The field of this carpet is devoid of any other ornamentation apart from an overall swastika motif that has been rotated on the diagonal and conjoined to form what appears to be a fret-work screen. The swastika was widely used in ancient times as a symbol of prosperity and good fortune and also symbolised the revolving sun, fire, or life. One of the oldest known examples was painted on a paleolithic cave at least 10,000 years ago. In Buddhism, a blue swastika motif represents the infinite celestial virtues and when translated from the Sanskrit it means; "conducive to well-being".

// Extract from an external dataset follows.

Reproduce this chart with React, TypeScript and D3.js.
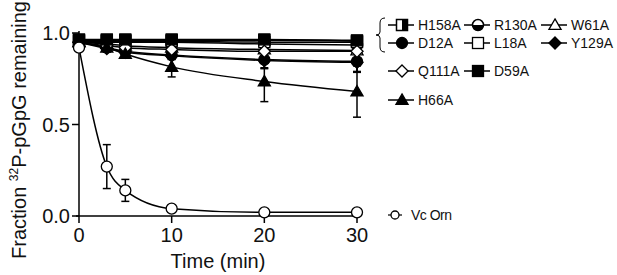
import React from "react";
import * as d3 from "d3";

const times = [0, 3, 5, 10, 20, 30];
const seriesNames = ["H158A", "R130A", "W61A", "D12A", "L18A", "Y129A", "Q111A", "D59A", "H66A", "Vc Orn"];
const markerTypes = ["halfSquare", "halfCircle", "triOpen", "circleFilled", "squareOpen", "diamondFilled", "diamondOpen", "squareFilled", "triFilled", "circleOpen"];
const valuesH158A = [0.96, 0.96, 0.96, 0.96, 0.96, 0.955];
const valuesR130A = [0.95, 0.95, 0.95, 0.95, 0.94, 0.935];
const valuesW61A = [0.95, 0.94, 0.93, 0.92, 0.91, 0.905];
const valuesD12A = [0.95, 0.92, 0.9, 0.88, 0.855, 0.845];
const valuesL18A = [0.955, 0.955, 0.955, 0.955, 0.95, 0.95];
const valuesY129A = [0.95, 0.915, 0.895, 0.875, 0.85, 0.84];
const valuesQ111A = [0.95, 0.93, 0.92, 0.91, 0.9, 0.9];
const valuesD59A = [0.965, 0.965, 0.965, 0.965, 0.965, 0.96];
const valuesH66A = [0.95, 0.92, 0.885, 0.815, 0.735, 0.68];
const valuesVcOrn = [0.92, 0.27, 0.14, 0.04, 0.02, 0.02];
const errH66A = [0.01, 0.02, 0.02, 0.055, 0.11, 0.14];
const errVcOrn = [0.02, 0.12, 0.06, 0.01, 0.01, 0.01];
const errD12A = [0.01, 0.02, 0.03, 0.02, 0.05, 0.06];
const errY129A = [0.01, 0.02, 0.02, 0.02, 0.04, 0.05];
const xTicks = [0, 10, 20, 30];
const yTicks = [0, 0.5, 1.0];

const allValues = [valuesH158A, valuesR130A, valuesW61A, valuesD12A, valuesL18A, valuesY129A, valuesQ111A, valuesD59A, valuesH66A, valuesVcOrn];
const allErrors = [null, null, null, errD12A, null, errY129A, null, null, errH66A, errVcOrn];

const x = d3.scaleLinear().domain([0, 30]).range([79, 357]);
const y = d3.scaleLinear().domain([0, 1]).range([216, 33]);

function Marker({ type, cx, cy, s }: { type: string; cx: number; cy: number; s: number }) {
  const h = s / 2;
  switch (type) {
    case "halfSquare":
      return (
        <g>
          <rect x={cx - h} y={cy - h} width={s} height={s} fill="white" stroke="black" strokeWidth={1.5} />
          <rect x={cx} y={cy - h} width={h} height={s} fill="black" />
        </g>
      );
    case "halfCircle":
      return (
        <g>
          <circle cx={cx} cy={cy} r={h} fill="white" stroke="black" strokeWidth={1.5} />
          <path d={`M${cx - h},${cy} A${h},${h} 0 0 0 ${cx + h},${cy} Z`} fill="black" />
        </g>
      );
    case "triOpen":
    case "triFilled":
      return (
        <path
          d={`M${cx},${cy - h * 1.1} L${cx + h * 1.1},${cy + h * 0.8} L${cx - h * 1.1},${cy + h * 0.8} Z`}
          fill={type === "triFilled" ? "black" : "white"}
          stroke="black"
          strokeWidth={1.3}
        />
      );
    case "circleFilled":
    case "circleOpen":
      return <circle cx={cx} cy={cy} r={h} fill={type === "circleFilled" ? "black" : "white"} stroke="black" strokeWidth={1.3} />;
    case "squareOpen":
    case "squareFilled":
      return <rect x={cx - h} y={cy - h} width={s} height={s} fill={type === "squareFilled" ? "black" : "white"} stroke="black" strokeWidth={1.3} />;
    case "diamondFilled":
    case "diamondOpen":
      return (
        <path
          d={`M${cx},${cy - h * 1.1} L${cx + h * 1.1},${cy} L${cx},${cy + h * 1.1} L${cx - h * 1.1},${cy} Z`}
          fill={type === "diamondFilled" ? "black" : "white"}
          stroke="black"
          strokeWidth={1.3}
        />
      );
  }
  return null;
}

const legendItems = [
  { i: 0, lx: 402, ly: 25 },
  { i: 1, lx: 478, ly: 25 },
  { i: 2, lx: 555, ly: 25 },
  { i: 3, lx: 402, ly: 43 },
  { i: 4, lx: 478, ly: 43 },
  { i: 5, lx: 555, ly: 43 },
  { i: 6, lx: 402, ly: 71 },
  { i: 7, lx: 478, ly: 71 },
  { i: 8, lx: 402, ly: 100 },
];

export default function App() {
  const line = d3
    .line<number>()
    .x((_, i) => x(times[i]))
    .y((v) => y(v))
    .curve(d3.curveMonotoneX);
  const font = "Liberation Sans, Arial, sans-serif";
  return (
    <svg width={617} height={275} style={{ position: "absolute", left: 0, top: 0 }} fontFamily={font}>
      <rect width={617} height={275} fill="white" />
      <line x1={79} x2={79} y1={y(1.0) - 2} y2={216} stroke="black" strokeWidth={1.5} />
      <line x1={76} x2={357} y1={216} y2={216} stroke="black" strokeWidth={1.5} />
      {yTicks.map((t) => (
        <g key={t}>
          <line x1={72} x2={79} y1={y(t)} y2={y(t)} stroke="black" strokeWidth={1.5} />
          <text x={70} y={y(t)} dy="0.36em" textAnchor="end" fontSize={20} fill="#111">
            {t.toFixed(1)}
          </text>
        </g>
      ))}
      {xTicks.map((t) => (
        <g key={t}>
          <line x1={x(t)} x2={x(t)} y1={216} y2={223} stroke="black" strokeWidth={1.5} />
          <text x={x(t)} y={242} textAnchor="middle" fontSize={20} fill="#111">
            {t}
          </text>
        </g>
      ))}
      <text x={218} y={268} textAnchor="middle" fontSize={20} fill="#111">
        Time (min)
      </text>
      <text transform="translate(26,130) rotate(-90)" textAnchor="middle" fontSize={20} fill="#111">
        Fraction <tspan fontSize={12} dy={-8}>32</tspan>
        <tspan dy={8}>P-pGpG remaining</tspan>
      </text>
      {allValues.map((vals, si) => (
        <path key={"l" + si} d={line(vals) || ""} fill="none" stroke="black" strokeWidth={1.5} />
      ))}
      {allValues.map((vals, si) => {
        const errs = allErrors[si];
        if (!errs) return null;
        return vals.map((v, i) => (
          <g key={"e" + si + "-" + i} stroke="black" strokeWidth={1.5}>
            <line x1={x(times[i])} x2={x(times[i])} y1={y(v + errs[i])} y2={y(v - errs[i])} />
            <line x1={x(times[i]) - 4} x2={x(times[i]) + 4} y1={y(v + errs[i])} y2={y(v + errs[i])} />
            <line x1={x(times[i]) - 4} x2={x(times[i]) + 4} y1={y(v - errs[i])} y2={y(v - errs[i])} />
          </g>
        ));
      })}
      {allValues.map((vals, si) =>
        vals.map((v, i) => (
          <Marker key={"m" + si + "-" + i} type={markerTypes[si]} cx={x(times[i])} cy={y(v)} s={11} />
        ))
      )}
      <path d="M385,18 Q380,18 380,23 L380,32 Q380,35 376,35 Q380,35 380,38 L380,47 Q380,52 385,52" fill="none" stroke="black" strokeWidth={1} />
      {legendItems.map(({ i, lx, ly }) => (
        <g key={"lg" + i}>
          <line x1={lx - 14} x2={lx + 12} y1={ly} y2={ly} stroke="black" strokeWidth={1.5} />
          <Marker type={markerTypes[i]} cx={lx} cy={ly} s={11} />
          <text x={lx + 16} y={ly} dy="0.36em" fontSize={14} fill="#111">
            {seriesNames[i]}
          </text>
        </g>
      ))}
      <g>
        <line x1={388} x2={402} y1={215} y2={215} stroke="black" strokeWidth={1.2} />
        <Marker type="circleOpen" cx={395} cy={215} s={8} />
        <text x={411} y={215} dy="0.36em" fontSize={14} fill="#111" letterSpacing={-0.5}>
          {seriesNames[9]}
        </text>
      </g>
    </svg>
  );
}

This motif appeared on early Kangxi period (1662-1722) Ningxia weavings but was often accompanied by a small bat which was overlaid at various intervals (see M.S.Dimand and J. Mailey, Oriental Rugs in the Metropolitan Museum of Art, New York, 1973, p.308; Moshe Tabibnia, Intrecci Cinesi: Antica Arte Tessile XV-XIX, Milan, 2011, No.17, pp.136-7, M. Franses and H. König, Glanz Himmelssohne, Kaiserliche Teppiche aus China 1400-1750, Textile Art Publications, London 2005, nos.41-46, pp.124 -133). Of the cited examples there is only one carpet, formerly in the Frank Michaelian Collection, New York and now in a private Italian collection (König, op.cit. no.43), where the swastika fret-work has been rotated to appear on a diagonal axis similar to the present lot. The border design of the present carpet also differs from the previously cited examples which all use a repetitive swastika border, whereas ours uses a simplified linked inverted 'T'-motif similar to a K'ang-hsi period rug in the Metropolitan Museum of Art, New York (M.S.Dimand, op.cit. fig.267, p.308).
The long proportions of the present carpet significantly exceed many of its contemporaries. We know of one slightly earlier Ningxia carpet of 'The Hundred Antiques' design that is relatively close in length at nearly 19ft. that sold in these Rooms, 17 October 2002, lot 62.